● **Work instructions**: Repeat all the material exactly; pictures stay out of your copy.

● **Given information**:
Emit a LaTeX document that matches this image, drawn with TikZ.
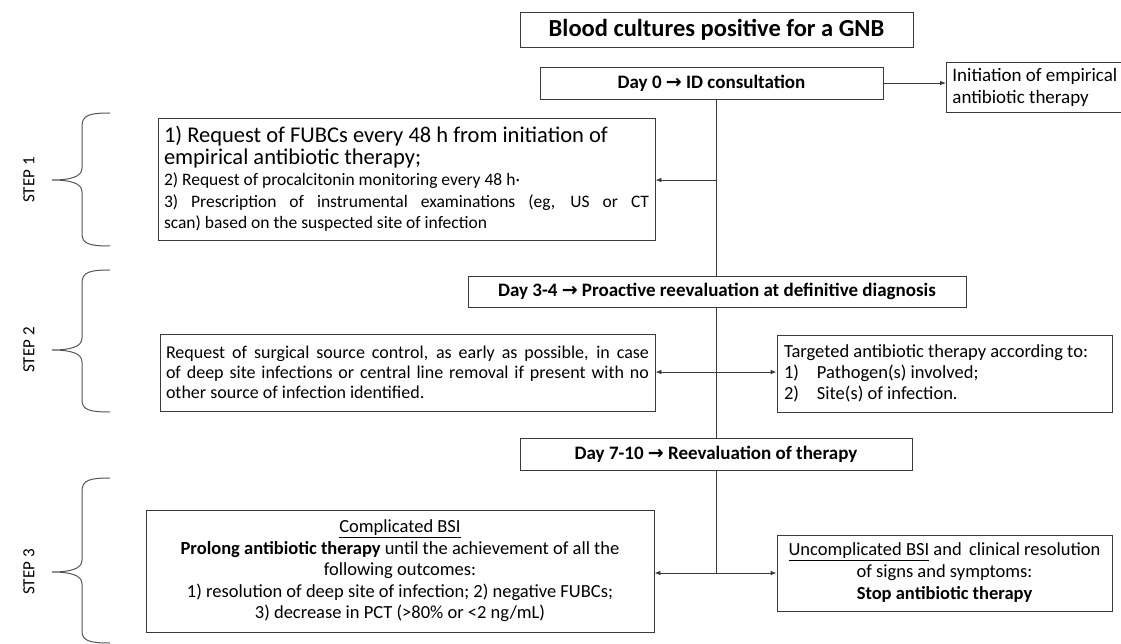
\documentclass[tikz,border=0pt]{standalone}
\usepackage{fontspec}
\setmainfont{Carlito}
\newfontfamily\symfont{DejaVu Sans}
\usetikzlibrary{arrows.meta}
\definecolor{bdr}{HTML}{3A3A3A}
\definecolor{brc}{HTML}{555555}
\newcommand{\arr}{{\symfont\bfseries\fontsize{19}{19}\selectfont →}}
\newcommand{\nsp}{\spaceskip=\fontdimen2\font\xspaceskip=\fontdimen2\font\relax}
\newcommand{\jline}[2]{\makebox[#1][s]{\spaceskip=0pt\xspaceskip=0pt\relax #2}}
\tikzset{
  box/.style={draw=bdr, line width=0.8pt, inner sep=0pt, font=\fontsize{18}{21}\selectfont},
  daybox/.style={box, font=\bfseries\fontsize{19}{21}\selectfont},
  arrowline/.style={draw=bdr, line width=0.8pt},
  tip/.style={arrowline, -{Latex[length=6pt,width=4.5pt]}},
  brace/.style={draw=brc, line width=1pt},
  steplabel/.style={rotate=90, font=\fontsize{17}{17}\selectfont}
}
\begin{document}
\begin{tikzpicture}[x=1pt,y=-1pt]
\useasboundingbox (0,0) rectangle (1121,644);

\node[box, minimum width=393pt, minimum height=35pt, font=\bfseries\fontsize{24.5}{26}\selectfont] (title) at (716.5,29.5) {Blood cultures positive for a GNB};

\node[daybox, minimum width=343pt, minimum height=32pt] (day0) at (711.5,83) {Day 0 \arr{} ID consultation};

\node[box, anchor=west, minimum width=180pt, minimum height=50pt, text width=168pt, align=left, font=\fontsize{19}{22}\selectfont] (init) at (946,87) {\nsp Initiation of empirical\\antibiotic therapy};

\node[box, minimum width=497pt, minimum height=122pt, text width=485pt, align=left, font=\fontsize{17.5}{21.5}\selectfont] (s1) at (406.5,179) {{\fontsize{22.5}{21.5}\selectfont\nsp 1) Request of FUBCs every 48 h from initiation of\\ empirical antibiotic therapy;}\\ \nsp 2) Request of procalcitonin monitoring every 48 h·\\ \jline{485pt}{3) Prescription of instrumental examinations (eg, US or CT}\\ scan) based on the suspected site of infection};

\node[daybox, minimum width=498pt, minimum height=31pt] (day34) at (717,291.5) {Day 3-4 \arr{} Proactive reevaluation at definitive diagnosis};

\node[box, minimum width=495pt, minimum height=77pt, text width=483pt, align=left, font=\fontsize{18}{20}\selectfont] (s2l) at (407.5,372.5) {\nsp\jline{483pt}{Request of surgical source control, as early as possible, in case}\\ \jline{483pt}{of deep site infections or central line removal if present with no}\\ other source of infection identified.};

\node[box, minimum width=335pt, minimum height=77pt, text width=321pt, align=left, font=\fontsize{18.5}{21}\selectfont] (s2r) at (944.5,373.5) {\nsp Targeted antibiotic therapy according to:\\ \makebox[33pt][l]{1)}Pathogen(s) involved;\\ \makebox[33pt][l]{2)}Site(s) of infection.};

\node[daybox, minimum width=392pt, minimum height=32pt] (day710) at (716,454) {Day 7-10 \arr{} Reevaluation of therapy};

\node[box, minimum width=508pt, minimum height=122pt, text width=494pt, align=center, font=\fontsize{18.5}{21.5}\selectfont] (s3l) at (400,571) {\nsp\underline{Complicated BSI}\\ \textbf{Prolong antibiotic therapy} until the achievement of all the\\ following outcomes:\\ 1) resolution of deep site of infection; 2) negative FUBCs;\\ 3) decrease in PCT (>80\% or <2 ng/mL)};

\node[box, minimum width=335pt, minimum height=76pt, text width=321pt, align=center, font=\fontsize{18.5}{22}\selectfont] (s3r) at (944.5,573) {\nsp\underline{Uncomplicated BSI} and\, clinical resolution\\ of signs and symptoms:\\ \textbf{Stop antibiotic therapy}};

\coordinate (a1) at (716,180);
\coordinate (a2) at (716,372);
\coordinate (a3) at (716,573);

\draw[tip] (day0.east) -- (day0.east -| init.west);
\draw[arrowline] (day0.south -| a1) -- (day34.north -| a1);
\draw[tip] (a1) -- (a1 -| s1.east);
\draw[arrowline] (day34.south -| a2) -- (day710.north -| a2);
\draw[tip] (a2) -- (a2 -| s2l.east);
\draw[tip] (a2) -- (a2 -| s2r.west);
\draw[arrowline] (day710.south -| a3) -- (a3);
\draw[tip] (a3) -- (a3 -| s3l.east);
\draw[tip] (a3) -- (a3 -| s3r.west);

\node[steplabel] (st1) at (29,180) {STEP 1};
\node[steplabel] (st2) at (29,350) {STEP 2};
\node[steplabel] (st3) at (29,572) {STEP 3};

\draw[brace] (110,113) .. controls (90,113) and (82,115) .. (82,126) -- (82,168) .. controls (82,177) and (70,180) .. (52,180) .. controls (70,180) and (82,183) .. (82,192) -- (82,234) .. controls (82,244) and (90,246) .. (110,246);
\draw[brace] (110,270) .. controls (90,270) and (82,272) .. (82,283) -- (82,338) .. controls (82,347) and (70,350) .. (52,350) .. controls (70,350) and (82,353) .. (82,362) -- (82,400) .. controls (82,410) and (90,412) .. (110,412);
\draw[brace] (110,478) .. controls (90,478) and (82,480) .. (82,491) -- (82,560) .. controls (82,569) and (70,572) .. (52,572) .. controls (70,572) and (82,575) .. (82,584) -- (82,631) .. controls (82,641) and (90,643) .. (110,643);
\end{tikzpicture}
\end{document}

● **Response to this exercise**:
Emit a LaTeX document that matches this image, drawn with TikZ.
\documentclass[tikz,border=0pt]{standalone}
\usepackage{fontspec}
\setmainfont{Carlito}
\newfontfamily\symfont{DejaVu Sans}
\usetikzlibrary{arrows.meta}
\definecolor{bdr}{HTML}{3A3A3A}
\definecolor{brc}{HTML}{555555}
\newcommand{\arr}{{\symfont\bfseries\fontsize{19}{19}\selectfont →}}
\newcommand{\nsp}{\spaceskip=\fontdimen2\font\xspaceskip=\fontdimen2\font\relax}
\newcommand{\jline}[2]{\makebox[#1][s]{\spaceskip=0pt\xspaceskip=0pt\relax #2}}
\tikzset{
  box/.style={draw=bdr, line width=0.8pt, inner sep=0pt, font=\fontsize{18}{21}\selectfont},
  daybox/.style={box, font=\bfseries\fontsize{19}{21}\selectfont},
  arrowline/.style={draw=bdr, line width=0.8pt},
  tip/.style={arrowline, -{Latex[length=6pt,width=4.5pt]}},
  brace/.style={draw=brc, line width=1pt},
  steplabel/.style={rotate=90, font=\fontsize{17}{17}\selectfont}
}
\begin{document}
\begin{tikzpicture}[x=1pt,y=-1pt]
\useasboundingbox (0,0) rectangle (1121,644);

\node[box, minimum width=393pt, minimum height=35pt, font=\bfseries\fontsize{24.5}{26}\selectfont] (title) at (716.5,29.5) {Blood cultures positive for a GNB};

\node[daybox, minimum width=343pt, minimum height=32pt] (day0) at (711.5,83) {Day 0 \arr{} ID consultation};

\node[box, anchor=west, minimum width=180pt, minimum height=50pt, text width=168pt, align=left, font=\fontsize{19}{22}\selectfont] (init) at (946,87) {\nsp Initiation of empirical\\antibiotic therapy};

\node[box, minimum width=497pt, minimum height=122pt, text width=485pt, align=left, font=\fontsize{17.5}{21.5}\selectfont] (s1) at (406.5,179) {{\fontsize{22.5}{21.5}\selectfont\nsp 1) Request of FUBCs every 48 h from initiation of\\ empirical antibiotic therapy;}\\ \nsp 2) Request of procalcitonin monitoring every 48 h·\\ \jline{485pt}{3) Prescription of instrumental examinations (eg, US or CT}\\ scan) based on the suspected site of infection};

\node[daybox, minimum width=498pt, minimum height=31pt] (day34) at (717,291.5) {Day 3-4 \arr{} Proactive reevaluation at definitive diagnosis};

\node[box, minimum width=495pt, minimum height=77pt, text width=483pt, align=left, font=\fontsize{18}{20}\selectfont] (s2l) at (407.5,372.5) {\nsp\jline{483pt}{Request of surgical source control, as early as possible, in case}\\ \jline{483pt}{of deep site infections or central line removal if present with no}\\ other source of infection identified.};

\node[box, minimum width=335pt, minimum height=77pt, text width=321pt, align=left, font=\fontsize{18.5}{21}\selectfont] (s2r) at (944.5,373.5) {\nsp Targeted antibiotic therapy according to:\\ \makebox[33pt][l]{1)}Pathogen(s) involved;\\ \makebox[33pt][l]{2)}Site(s) of infection.};

\node[daybox, minimum width=392pt, minimum height=32pt] (day710) at (716,454) {Day 7-10 \arr{} Reevaluation of therapy};

\node[box, minimum width=508pt, minimum height=122pt, text width=494pt, align=center, font=\fontsize{18.5}{21.5}\selectfont] (s3l) at (400,571) {\nsp\underline{Complicated BSI}\\ \textbf{Prolong antibiotic therapy} until the achievement of all the\\ following outcomes:\\ 1) resolution of deep site of infection; 2) negative FUBCs;\\ 3) decrease in PCT (>80\% or <2 ng/mL)};

\node[box, minimum width=335pt, minimum height=76pt, text width=321pt, align=center, font=\fontsize{18.5}{22}\selectfont] (s3r) at (944.5,573) {\nsp\underline{Uncomplicated BSI} and\, clinical resolution\\ of signs and symptoms:\\ \textbf{Stop antibiotic therapy}};

\coordinate (a1) at (716,180);
\coordinate (a2) at (716,372);
\coordinate (a3) at (716,573);

\draw[tip] (day0.east) -- (day0.east -| init.west);
\draw[arrowline] (day0.south -| a1) -- (day34.north -| a1);
\draw[tip] (a1) -- (a1 -| s1.east);
\draw[arrowline] (day34.south -| a2) -- (day710.north -| a2);
\draw[tip] (a2) -- (a2 -| s2l.east);
\draw[tip] (a2) -- (a2 -| s2r.west);
\draw[arrowline] (day710.south -| a3) -- (a3);
\draw[tip] (a3) -- (a3 -| s3l.east);
\draw[tip] (a3) -- (a3 -| s3r.west);

\node[steplabel] (st1) at (29,180) {STEP 1};
\node[steplabel] (st2) at (29,350) {STEP 2};
\node[steplabel] (st3) at (29,572) {STEP 3};

\draw[brace] (110,113) .. controls (90,113) and (82,115) .. (82,126) -- (82,168) .. controls (82,177) and (70,180) .. (52,180) .. controls (70,180) and (82,183) .. (82,192) -- (82,234) .. controls (82,244) and (90,246) .. (110,246);
\draw[brace] (110,270) .. controls (90,270) and (82,272) .. (82,283) -- (82,338) .. controls (82,347) and (70,350) .. (52,350) .. controls (70,350) and (82,353) .. (82,362) -- (82,400) .. controls (82,410) and (90,412) .. (110,412);
\draw[brace] (110,478) .. controls (90,478) and (82,480) .. (82,491) -- (82,560) .. controls (82,569) and (70,572) .. (52,572) .. controls (70,572) and (82,575) .. (82,584) -- (82,631) .. controls (82,641) and (90,643) .. (110,643);
\end{tikzpicture}
\end{document}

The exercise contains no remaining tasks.